Read the records below. Copy each line where the string "produces" occurs.

▸ **Data**

::::::

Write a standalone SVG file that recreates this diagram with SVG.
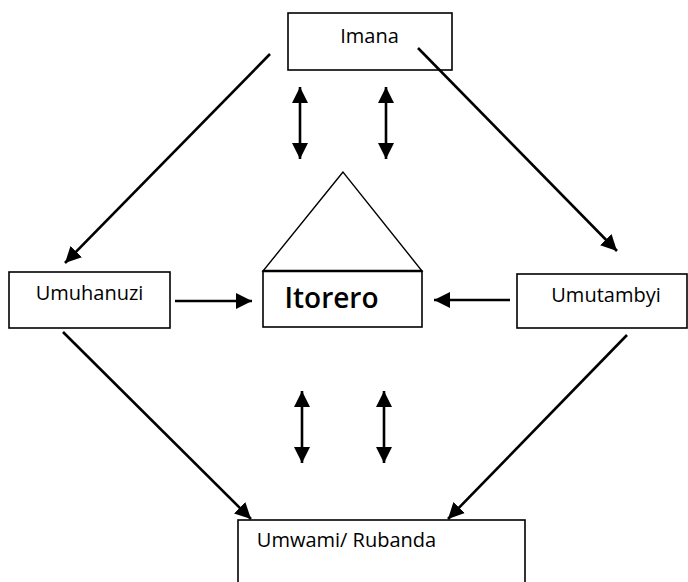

::::::

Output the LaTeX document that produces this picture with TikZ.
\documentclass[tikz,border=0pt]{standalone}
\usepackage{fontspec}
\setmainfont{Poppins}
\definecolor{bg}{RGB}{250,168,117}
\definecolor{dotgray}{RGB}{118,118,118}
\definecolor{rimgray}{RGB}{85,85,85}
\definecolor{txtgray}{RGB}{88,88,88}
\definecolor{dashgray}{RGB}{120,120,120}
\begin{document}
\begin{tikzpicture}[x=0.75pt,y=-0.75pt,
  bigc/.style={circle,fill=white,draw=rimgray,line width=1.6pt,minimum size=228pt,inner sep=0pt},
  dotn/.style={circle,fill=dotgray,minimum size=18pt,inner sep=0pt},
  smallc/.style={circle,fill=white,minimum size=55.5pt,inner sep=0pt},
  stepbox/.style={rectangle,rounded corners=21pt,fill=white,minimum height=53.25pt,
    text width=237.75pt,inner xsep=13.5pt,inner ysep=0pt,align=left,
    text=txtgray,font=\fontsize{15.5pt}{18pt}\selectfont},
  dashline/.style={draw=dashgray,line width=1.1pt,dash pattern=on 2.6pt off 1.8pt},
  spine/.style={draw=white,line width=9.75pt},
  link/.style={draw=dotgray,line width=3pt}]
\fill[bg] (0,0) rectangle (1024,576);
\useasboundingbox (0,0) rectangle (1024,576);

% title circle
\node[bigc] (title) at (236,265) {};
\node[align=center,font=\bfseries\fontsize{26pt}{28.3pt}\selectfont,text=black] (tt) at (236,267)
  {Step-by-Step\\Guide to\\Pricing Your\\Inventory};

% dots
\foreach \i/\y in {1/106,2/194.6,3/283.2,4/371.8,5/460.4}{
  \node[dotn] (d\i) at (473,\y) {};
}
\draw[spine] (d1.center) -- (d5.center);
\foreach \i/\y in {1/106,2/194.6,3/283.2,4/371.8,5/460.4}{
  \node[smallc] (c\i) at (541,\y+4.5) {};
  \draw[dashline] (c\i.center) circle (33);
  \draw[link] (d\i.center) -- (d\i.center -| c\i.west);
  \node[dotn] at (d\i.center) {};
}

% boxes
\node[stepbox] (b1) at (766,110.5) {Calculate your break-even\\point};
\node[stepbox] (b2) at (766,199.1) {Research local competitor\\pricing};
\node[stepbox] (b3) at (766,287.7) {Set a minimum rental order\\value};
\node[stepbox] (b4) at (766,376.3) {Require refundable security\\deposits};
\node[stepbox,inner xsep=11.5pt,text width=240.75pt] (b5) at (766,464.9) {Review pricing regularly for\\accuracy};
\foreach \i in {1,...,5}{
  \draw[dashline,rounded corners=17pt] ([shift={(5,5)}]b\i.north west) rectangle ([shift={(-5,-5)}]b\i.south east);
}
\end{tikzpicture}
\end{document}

::::::

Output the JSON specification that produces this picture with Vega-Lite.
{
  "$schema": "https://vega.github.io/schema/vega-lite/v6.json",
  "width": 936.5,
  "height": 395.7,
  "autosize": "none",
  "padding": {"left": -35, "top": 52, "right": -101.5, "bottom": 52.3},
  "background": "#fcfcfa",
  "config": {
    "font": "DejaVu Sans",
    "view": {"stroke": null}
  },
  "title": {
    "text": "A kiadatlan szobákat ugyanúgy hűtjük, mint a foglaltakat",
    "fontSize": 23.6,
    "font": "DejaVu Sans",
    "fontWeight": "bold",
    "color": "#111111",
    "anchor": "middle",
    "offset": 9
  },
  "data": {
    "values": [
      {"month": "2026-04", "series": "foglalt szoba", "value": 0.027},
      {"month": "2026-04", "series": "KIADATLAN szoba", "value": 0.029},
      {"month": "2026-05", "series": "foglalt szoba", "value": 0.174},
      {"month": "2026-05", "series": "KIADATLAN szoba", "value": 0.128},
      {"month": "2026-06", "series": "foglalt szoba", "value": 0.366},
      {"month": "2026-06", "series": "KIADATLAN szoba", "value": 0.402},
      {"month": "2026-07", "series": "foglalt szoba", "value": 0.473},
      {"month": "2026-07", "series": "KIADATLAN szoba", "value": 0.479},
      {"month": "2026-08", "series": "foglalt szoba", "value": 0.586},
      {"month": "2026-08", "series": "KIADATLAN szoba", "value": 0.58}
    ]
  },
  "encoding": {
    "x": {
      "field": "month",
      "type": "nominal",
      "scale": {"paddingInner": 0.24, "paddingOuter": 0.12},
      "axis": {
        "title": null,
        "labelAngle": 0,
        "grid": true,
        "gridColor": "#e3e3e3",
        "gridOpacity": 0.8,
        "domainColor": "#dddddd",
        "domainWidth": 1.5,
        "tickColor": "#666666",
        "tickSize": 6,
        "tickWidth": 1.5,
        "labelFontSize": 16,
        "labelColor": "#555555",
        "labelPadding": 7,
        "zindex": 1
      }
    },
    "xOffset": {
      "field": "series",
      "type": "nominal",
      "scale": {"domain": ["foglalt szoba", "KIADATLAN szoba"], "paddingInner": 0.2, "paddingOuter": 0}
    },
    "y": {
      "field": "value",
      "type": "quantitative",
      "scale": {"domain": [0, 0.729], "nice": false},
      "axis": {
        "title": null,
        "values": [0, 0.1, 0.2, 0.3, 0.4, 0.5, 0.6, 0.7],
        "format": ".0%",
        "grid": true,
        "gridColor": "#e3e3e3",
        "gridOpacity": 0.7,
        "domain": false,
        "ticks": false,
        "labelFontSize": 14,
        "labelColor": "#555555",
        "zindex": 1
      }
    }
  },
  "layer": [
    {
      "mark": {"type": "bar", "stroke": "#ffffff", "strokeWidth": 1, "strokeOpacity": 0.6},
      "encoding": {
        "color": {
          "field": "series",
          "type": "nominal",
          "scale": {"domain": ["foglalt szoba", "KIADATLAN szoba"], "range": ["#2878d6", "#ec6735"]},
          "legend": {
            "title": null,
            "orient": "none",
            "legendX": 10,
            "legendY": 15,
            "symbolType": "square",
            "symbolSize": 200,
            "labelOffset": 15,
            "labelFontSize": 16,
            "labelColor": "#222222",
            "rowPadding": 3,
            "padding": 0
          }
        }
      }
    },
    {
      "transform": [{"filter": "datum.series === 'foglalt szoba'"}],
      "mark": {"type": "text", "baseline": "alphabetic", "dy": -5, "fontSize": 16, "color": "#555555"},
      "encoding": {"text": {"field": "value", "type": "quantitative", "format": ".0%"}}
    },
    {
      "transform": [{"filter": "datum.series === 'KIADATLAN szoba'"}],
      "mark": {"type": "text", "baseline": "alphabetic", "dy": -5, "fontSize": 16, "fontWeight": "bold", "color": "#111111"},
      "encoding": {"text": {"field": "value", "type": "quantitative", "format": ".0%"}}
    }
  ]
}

::::::

▸ **Written answer**
Output the LaTeX document that produces this picture with TikZ.
Output the JSON specification that produces this picture with Vega-Lite.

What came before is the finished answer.